The exhibition consists of drawings, paintings and prints right from the beginning to the end of Piper’s career.
The earliest work, Sketch for a Construction 1933 has not been seen in public since it was exhibited in the Tate in 1984 exhibition curated by Sir Alan Bowness. This work has resided in a private collection since being purchased from the Marlborough Gallery and dates to the transformative year that Piper travelled to Paris and encountered abstraction, the movement that was to inform all of his work for the next few years of that decade.

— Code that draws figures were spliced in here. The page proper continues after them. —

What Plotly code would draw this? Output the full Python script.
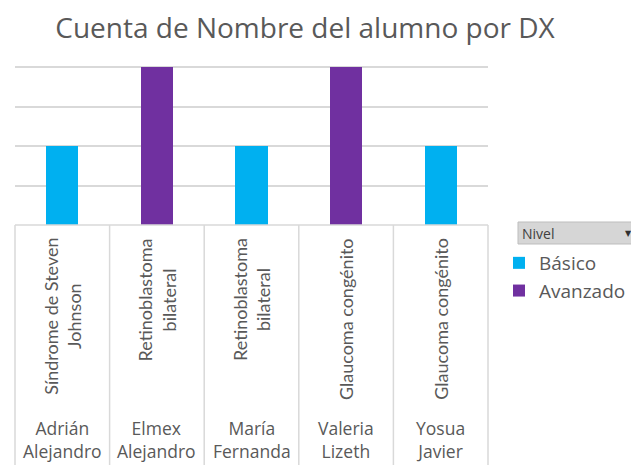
import plotly.graph_objects as go

alumnos = ["Adrián<br>Alejandro", "Elmex<br>Alejandro", "María<br>Fernanda", "Valeria<br>Lizeth", "Yosua<br>Javier"]
dx = ["Síndrome de Steven<br>Johnson", "Retinoblastoma<br>bilateral", "Retinoblastoma<br>bilateral",
      "Glaucoma congénito", "Glaucoma congénito"]
basico = [1, 0, 1, 0, 1]
avanzado = [0, 2, 0, 2, 0]

# page body has an 8px margin, so the figure is drawn 8px smaller
OFF = 8
W, H = 639 - OFF, 465 - OFF
left, right, top, base = 15, 488, 65, 225   # reference pixels
ph = base - top
pw = right - left

def py(p):
    # reference pixel row -> paper y
    return (base - p) / ph

def px(p):
    return (p - left) / pw

txt = "#595959"
font = "Lato"
wide = "Open Sans"

fig = go.Figure()
fig.add_trace(go.Bar(x=list(range(len(alumnos))), y=basico, name="Básico", legendgroup="a",
                     marker=dict(color="#00B0F0", line=dict(width=0)), width=0.34))
fig.add_trace(go.Bar(x=list(range(len(alumnos))), y=avanzado, name="Avanzado", legendgroup="b",
                     marker=dict(color="#7030A0", line=dict(width=0)), width=0.34))

shapes = []
n = len(alumnos)
# category box
shapes.append(dict(type="line", xref="paper", yref="paper", x0=0, x1=1, y0=0, y1=0,
                   line=dict(color="#d9d9d9", width=1.5)))
for i in range(n + 1):
    shapes.append(dict(type="line", xref="paper", yref="paper", x0=i / n, x1=i / n,
                       y0=0, y1=py(470), line=dict(color="#d9d9d9", width=1.5)))
# left edge remnant
shapes.append(dict(type="line", xref="paper", yref="paper", x0=px(7), x1=px(7),
                   y0=py(163), y1=py(315), line=dict(color="#c8c8c8", width=1.5)))
shapes.append(dict(type="line", xref="paper", yref="paper", x0=px(7), x1=px(7),
                   y0=py(163), y1=py(188), line=dict(color="#7fa9c9", width=1.5)))
# "Nivel" filter button
shapes.append(dict(type="rect", xref="paper", yref="paper", x0=px(518), x1=px(637),
                   y0=py(222), y1=py(244), fillcolor="#d6d6d6", line=dict(color="#bdbdbd", width=1)))

annotations = []
for i in range(n):
    annotations.append(dict(x=i, xref="x", y=py(236), yref="paper", text=dx[i], textangle=-90,
                            xanchor="center", yanchor="top", showarrow=False, align="center",
                            font=dict(family=font, size=18, color=txt)))
    annotations.append(dict(x=i, xref="x", y=py(414), yref="paper", text=alumnos[i],
                            xanchor="center", yanchor="top", showarrow=False, align="center",
                            font=dict(family=wide, size=17.5, color=txt)))
annotations.append(dict(x=px(520), xref="paper", y=py(233), yref="paper", text="Nivel",
                        xanchor="left", yanchor="middle", showarrow=False,
                        font=dict(family=wide, size=14, color="#404040")))
annotations.append(dict(x=px(634), xref="paper", y=py(233), yref="paper", text="▼",
                        xanchor="right", yanchor="middle", showarrow=False,
                        font=dict(family="DejaVu Sans", size=8, color="#303030")))

fig.update_layout(
    width=W, height=H,
    margin=dict(l=left - OFF, r=W - (right - OFF), t=top - OFF, b=H - (base - OFF), pad=0,
                autoexpand=False),
    paper_bgcolor="white", plot_bgcolor="white",
    barmode="stack",
    showlegend=True,
    title=dict(text="Cuenta de Nombre del alumno por DX", x=(305 - OFF) / W, xanchor="center",
               y=1 - (28 - OFF) / H, yanchor="middle", font=dict(family=wide, size=28, color=txt)),
    xaxis=dict(range=[-0.5, n - 0.5], showticklabels=False, showgrid=False, zeroline=False,
               ticks="", showline=False),
    yaxis=dict(range=[0, 2.03], tickvals=[0.5, 1, 1.5, 2], showticklabels=False, showgrid=True,
               gridcolor="#d9d9d9", gridwidth=1.5, zeroline=False, ticks="", showline=False),
    legend=dict(x=px(499), xanchor="left", y=py(244), yanchor="top", traceorder="grouped",
                tracegroupgap=0, itemwidth=30, font=dict(family=wide, size=19, color=txt),
                bgcolor="rgba(0,0,0,0)"),
    shapes=shapes,
    annotations=annotations,
)

fig.write_html("out.html")
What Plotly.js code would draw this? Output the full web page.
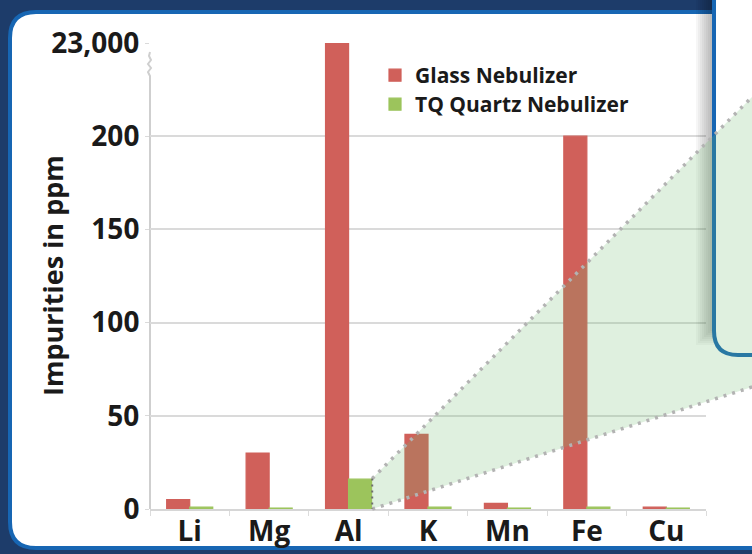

Another highlight of the exhibition is the exquisite painting 'Venice Beach' for 'Death in Venice’. John Piper's sets for Benjamin Britten's last opera Death in Venice represent the summit of his career as a designer for the theatre and of his long association with the English Opera Group of which he had been a co-founder. First performed at Aldeburgh in June 1973, the composer was by then too unwell to conduct the piece himself. The Piper family's association with the work is a strong one, with the artist's wife Myfanwy writing the opera's English libretto. For her too it was a culmination of a series of highly successful collaborations with Britten as his favoured librettist.
We are also delighted to include several prints by Piper, a medium with which he has been long associated with, especially for his work documenting Britain for the Shell guides. The Stones and Bones portfolio was printed in 1978 by Kelpra Editions and we are delighted to include these work sin the current exhibition. These prints have exquisite provenance, coming from the collection of the late Phil May, former front man of the pop band The Pretty Things that rose to fame in the 1960s.